(Stored dataset items)
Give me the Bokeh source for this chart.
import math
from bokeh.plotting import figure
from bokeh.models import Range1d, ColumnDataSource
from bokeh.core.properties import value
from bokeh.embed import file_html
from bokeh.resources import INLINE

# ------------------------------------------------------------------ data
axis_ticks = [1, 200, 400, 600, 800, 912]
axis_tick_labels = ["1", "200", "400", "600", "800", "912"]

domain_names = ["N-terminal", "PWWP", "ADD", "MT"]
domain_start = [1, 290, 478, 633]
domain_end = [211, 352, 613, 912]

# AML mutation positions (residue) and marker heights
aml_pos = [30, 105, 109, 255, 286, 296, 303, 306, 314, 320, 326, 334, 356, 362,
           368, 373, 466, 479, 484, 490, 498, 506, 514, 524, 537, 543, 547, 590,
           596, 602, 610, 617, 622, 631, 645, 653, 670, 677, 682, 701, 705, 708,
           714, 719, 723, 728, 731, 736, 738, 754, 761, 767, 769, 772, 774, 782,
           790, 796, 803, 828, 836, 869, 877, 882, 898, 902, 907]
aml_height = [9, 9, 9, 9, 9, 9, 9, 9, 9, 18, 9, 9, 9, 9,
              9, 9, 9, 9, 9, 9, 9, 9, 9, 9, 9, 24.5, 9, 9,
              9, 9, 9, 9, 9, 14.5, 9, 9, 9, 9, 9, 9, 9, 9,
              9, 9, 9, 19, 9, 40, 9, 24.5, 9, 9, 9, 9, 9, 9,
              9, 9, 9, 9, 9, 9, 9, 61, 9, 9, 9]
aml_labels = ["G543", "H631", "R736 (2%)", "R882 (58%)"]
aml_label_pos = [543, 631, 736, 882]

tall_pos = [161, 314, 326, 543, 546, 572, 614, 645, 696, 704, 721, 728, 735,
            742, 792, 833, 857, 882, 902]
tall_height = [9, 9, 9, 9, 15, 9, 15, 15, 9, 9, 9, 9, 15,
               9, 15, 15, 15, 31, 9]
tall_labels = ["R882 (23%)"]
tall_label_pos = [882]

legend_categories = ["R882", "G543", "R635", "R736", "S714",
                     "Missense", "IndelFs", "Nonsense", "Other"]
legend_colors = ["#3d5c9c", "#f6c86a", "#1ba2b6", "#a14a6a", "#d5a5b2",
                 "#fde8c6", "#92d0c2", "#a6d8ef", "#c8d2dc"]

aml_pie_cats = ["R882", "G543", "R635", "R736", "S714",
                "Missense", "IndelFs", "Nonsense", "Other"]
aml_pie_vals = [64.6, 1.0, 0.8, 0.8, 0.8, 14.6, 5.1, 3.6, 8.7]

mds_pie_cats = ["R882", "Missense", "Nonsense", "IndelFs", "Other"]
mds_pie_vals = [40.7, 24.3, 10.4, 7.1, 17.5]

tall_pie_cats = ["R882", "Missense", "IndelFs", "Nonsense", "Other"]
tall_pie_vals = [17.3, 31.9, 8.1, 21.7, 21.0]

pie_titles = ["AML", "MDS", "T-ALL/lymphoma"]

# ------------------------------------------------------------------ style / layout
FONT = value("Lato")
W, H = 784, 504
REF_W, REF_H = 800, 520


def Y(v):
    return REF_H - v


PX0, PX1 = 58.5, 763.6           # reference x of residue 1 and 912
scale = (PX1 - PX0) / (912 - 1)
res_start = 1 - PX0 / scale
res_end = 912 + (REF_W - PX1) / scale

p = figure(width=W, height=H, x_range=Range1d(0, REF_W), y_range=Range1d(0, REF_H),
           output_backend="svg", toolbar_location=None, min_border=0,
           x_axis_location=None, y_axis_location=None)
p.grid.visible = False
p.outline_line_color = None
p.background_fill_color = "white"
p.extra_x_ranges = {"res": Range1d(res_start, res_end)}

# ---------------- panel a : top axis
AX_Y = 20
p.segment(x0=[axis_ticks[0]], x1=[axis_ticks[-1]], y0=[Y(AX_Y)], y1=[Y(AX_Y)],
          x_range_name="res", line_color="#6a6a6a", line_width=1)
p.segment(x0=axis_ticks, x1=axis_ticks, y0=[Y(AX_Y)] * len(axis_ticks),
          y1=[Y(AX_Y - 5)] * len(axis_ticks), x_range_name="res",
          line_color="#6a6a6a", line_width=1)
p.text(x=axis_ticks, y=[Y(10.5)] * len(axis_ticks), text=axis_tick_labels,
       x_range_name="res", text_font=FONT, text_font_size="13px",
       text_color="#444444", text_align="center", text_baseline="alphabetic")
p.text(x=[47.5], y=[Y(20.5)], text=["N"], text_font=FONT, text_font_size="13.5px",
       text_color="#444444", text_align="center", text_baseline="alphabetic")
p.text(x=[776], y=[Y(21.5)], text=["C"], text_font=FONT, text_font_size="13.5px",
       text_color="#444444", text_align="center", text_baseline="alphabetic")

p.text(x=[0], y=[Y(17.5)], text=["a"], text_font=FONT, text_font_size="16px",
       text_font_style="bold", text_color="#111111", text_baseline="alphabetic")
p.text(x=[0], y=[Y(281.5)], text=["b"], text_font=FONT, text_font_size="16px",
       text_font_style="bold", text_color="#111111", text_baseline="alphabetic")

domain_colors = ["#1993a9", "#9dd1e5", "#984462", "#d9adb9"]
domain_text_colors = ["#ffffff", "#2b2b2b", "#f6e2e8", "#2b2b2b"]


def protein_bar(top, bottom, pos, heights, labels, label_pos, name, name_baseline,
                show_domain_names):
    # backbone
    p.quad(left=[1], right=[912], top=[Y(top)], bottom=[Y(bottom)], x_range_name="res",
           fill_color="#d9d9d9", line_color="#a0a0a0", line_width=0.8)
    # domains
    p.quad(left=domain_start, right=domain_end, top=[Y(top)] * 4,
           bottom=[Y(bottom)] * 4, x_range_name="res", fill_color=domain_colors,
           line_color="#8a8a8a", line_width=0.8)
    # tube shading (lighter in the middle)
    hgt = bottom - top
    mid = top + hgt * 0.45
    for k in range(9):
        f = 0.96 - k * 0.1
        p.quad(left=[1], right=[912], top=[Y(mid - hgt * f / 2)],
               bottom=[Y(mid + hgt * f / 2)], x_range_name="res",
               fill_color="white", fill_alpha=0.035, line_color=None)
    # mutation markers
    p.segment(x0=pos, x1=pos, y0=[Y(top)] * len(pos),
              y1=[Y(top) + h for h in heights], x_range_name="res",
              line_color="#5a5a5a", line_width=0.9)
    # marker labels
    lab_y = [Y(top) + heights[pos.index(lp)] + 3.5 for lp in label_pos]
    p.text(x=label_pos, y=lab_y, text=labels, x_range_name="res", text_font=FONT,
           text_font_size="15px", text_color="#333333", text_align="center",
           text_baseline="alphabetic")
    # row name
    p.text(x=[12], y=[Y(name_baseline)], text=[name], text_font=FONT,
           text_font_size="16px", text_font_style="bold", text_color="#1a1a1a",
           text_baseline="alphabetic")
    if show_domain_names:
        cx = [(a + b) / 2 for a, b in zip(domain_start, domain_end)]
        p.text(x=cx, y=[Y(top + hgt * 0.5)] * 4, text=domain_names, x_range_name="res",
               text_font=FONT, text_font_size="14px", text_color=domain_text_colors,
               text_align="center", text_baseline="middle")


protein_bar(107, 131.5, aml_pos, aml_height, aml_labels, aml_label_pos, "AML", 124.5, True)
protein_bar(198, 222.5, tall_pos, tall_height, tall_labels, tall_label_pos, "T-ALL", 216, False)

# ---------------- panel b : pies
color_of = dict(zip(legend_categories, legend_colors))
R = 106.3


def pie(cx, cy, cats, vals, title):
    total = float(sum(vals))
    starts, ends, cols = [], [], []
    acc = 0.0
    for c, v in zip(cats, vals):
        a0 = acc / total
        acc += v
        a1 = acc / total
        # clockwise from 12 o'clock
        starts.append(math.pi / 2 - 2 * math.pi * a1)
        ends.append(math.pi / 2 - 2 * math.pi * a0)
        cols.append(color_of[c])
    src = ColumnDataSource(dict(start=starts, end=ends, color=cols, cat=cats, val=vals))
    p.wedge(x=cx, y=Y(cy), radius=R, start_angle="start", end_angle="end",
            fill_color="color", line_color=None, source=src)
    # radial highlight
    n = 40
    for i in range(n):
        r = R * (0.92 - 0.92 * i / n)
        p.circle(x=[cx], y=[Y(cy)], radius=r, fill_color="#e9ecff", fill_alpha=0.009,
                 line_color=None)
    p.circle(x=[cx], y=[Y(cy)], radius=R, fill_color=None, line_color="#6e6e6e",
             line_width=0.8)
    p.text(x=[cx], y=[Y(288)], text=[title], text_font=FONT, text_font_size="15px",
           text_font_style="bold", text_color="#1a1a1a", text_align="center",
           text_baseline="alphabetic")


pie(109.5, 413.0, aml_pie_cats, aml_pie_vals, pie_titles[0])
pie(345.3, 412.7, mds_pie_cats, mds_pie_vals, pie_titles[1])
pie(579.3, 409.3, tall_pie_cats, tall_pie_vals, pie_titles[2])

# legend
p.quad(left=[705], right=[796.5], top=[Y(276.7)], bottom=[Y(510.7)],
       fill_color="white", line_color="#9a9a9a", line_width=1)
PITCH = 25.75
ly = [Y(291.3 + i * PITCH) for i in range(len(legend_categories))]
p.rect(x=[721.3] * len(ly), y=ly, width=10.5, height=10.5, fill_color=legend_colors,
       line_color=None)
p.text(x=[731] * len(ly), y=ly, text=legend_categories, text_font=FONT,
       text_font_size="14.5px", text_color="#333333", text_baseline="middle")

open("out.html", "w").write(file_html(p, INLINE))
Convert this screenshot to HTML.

#### [What needs to be done]
Write out again, exactly, the lines from the start of the entries up to and including the one with "from bokeh.resources import INLINE". Nothing else belongs in the reply.

#### [Solution to the exercise]
Give me the Bokeh source for this chart.
import math
from bokeh.plotting import figure
from bokeh.models import Range1d, ColumnDataSource
from bokeh.core.properties import value
from bokeh.embed import file_html
from bokeh.resources import INLINE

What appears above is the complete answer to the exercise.